Apply primer beyond the edge of the stain. Let it dry according to the label before painting.
5. Repaint The Ceiling
For the cleanest finish, repaint the entire ceiling plane if possible. Touch-ups can flash or look patchy, especially on older ceilings. Use flat ceiling paint for most rooms because it hides imperfections better than shinier finishes.
How To Prevent Ceiling Stains From Coming Back
Prevention is mostly about moisture control and early maintenance. Houses give small signals before they give expensive ones. Listening early is cheaper.
Good habits include:
- Run bathroom fans during showers and for about 20 minutes afterward.
- Check attic spaces after major storms.
- Keep gutters clean so water does not back up near the roofline.
- Re-caulk tubs and showers when gaps appear.
- Service HVAC systems and clear condensate drains.
- Replace cracked roof flashing or missing shingles promptly.
In bathrooms, ventilation is the quiet hero. In attics, insulation and air sealing matter. Around plumbing, small drips deserve respect.
When Painting Over A Stain Is Fine
Painting is fine only after the source is fixed and the ceiling is fully dry. If the stain is old, dry, and stable, you can clean, prime, and paint with confidence. If the stain is new, growing, damp, or soft, painting is just putting a sweater on a problem.
A quick rule: if you cannot explain where the stain came from, do not cover it yet.
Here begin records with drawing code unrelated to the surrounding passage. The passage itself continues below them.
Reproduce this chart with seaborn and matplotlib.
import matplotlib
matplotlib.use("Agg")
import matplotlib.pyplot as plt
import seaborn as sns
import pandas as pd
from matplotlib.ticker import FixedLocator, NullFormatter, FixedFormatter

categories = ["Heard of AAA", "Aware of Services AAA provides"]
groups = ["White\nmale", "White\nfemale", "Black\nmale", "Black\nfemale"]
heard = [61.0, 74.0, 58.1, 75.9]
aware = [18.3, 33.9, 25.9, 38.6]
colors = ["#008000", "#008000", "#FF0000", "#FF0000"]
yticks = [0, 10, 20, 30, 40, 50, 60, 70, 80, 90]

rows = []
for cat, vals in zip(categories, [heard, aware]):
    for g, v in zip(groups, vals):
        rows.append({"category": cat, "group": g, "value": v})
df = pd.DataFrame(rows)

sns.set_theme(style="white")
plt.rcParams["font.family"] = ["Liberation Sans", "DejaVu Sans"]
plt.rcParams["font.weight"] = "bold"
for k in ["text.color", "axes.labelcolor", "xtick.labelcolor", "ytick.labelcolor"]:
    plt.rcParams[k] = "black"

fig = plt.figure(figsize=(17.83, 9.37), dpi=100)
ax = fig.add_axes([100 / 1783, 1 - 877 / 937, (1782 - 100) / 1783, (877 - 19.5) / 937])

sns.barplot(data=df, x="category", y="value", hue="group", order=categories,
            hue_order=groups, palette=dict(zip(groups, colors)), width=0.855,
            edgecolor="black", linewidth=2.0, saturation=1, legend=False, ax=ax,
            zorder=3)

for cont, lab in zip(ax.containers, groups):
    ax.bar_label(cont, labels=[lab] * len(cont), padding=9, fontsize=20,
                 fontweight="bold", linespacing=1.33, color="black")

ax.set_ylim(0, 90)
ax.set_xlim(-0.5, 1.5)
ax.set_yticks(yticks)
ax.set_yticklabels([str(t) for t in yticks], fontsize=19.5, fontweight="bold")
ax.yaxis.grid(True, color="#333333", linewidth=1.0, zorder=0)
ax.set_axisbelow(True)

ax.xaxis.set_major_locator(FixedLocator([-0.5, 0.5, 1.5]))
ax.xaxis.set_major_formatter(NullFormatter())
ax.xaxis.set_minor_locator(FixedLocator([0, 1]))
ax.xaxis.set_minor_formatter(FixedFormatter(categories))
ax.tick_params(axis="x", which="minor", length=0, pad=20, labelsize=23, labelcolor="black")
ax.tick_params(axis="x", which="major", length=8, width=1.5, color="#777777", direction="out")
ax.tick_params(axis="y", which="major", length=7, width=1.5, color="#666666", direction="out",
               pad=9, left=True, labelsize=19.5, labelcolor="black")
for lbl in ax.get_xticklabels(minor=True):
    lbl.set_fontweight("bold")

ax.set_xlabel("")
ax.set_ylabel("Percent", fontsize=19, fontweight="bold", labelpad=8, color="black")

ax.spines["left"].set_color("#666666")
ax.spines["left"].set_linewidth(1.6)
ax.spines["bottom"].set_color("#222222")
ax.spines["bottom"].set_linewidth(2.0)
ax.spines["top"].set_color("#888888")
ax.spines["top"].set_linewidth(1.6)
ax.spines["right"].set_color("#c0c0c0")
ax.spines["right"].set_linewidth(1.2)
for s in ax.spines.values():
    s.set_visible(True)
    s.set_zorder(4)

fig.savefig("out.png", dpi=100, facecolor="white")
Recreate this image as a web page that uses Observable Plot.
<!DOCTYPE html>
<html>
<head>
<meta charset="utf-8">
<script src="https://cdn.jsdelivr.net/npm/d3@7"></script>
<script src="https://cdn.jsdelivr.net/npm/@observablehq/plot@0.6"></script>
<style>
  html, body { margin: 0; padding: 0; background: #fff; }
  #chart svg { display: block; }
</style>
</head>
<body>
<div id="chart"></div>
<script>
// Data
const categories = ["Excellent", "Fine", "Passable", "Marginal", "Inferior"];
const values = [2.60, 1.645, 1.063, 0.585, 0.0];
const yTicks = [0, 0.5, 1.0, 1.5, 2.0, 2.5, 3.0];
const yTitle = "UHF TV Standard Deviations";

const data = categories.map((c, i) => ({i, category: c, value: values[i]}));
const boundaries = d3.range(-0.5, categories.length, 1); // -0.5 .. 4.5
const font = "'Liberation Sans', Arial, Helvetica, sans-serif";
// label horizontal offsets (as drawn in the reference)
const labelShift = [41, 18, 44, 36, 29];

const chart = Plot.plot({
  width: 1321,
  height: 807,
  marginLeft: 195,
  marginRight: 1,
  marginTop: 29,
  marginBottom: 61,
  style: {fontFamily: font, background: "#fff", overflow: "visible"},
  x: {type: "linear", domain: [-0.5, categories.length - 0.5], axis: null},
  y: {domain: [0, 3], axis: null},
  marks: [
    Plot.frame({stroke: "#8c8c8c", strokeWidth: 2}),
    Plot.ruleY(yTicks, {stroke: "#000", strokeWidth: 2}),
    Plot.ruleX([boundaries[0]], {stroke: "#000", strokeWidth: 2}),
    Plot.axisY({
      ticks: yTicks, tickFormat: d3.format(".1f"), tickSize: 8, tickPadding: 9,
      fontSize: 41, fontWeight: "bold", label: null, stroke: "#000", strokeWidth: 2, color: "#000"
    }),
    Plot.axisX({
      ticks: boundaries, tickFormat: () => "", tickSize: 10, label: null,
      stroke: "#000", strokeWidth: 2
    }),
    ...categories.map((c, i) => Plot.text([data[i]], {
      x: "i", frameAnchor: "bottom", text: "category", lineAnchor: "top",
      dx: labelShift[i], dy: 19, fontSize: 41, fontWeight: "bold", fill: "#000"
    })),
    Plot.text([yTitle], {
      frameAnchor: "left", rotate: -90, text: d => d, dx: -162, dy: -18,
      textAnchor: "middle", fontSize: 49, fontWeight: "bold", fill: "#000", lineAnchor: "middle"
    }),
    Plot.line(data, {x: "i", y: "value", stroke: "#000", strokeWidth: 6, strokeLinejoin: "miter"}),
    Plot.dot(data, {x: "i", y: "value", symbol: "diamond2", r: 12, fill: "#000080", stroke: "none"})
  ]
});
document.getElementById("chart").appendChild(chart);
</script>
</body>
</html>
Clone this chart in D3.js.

Find the cause first. Your future self will be grateful, and less likely to say unprintable things while holding a paint roller.
A Smarter Ceiling Fix Starts Above The Paint
Ceiling stains look like surface problems, but they usually start somewhere else. The smartest repair begins with the source: roof, plumbing, humidity, HVAC, or old damage. Once the cause is handled, the cosmetic fix becomes simple and lasting.
So do not panic when you spot that strange ceiling mark. Investigate calmly, dry thoroughly, prime properly, and paint only when the ceiling is ready. A stain is not your house betraying you. It is your house asking for attention before a small problem becomes a bigger one.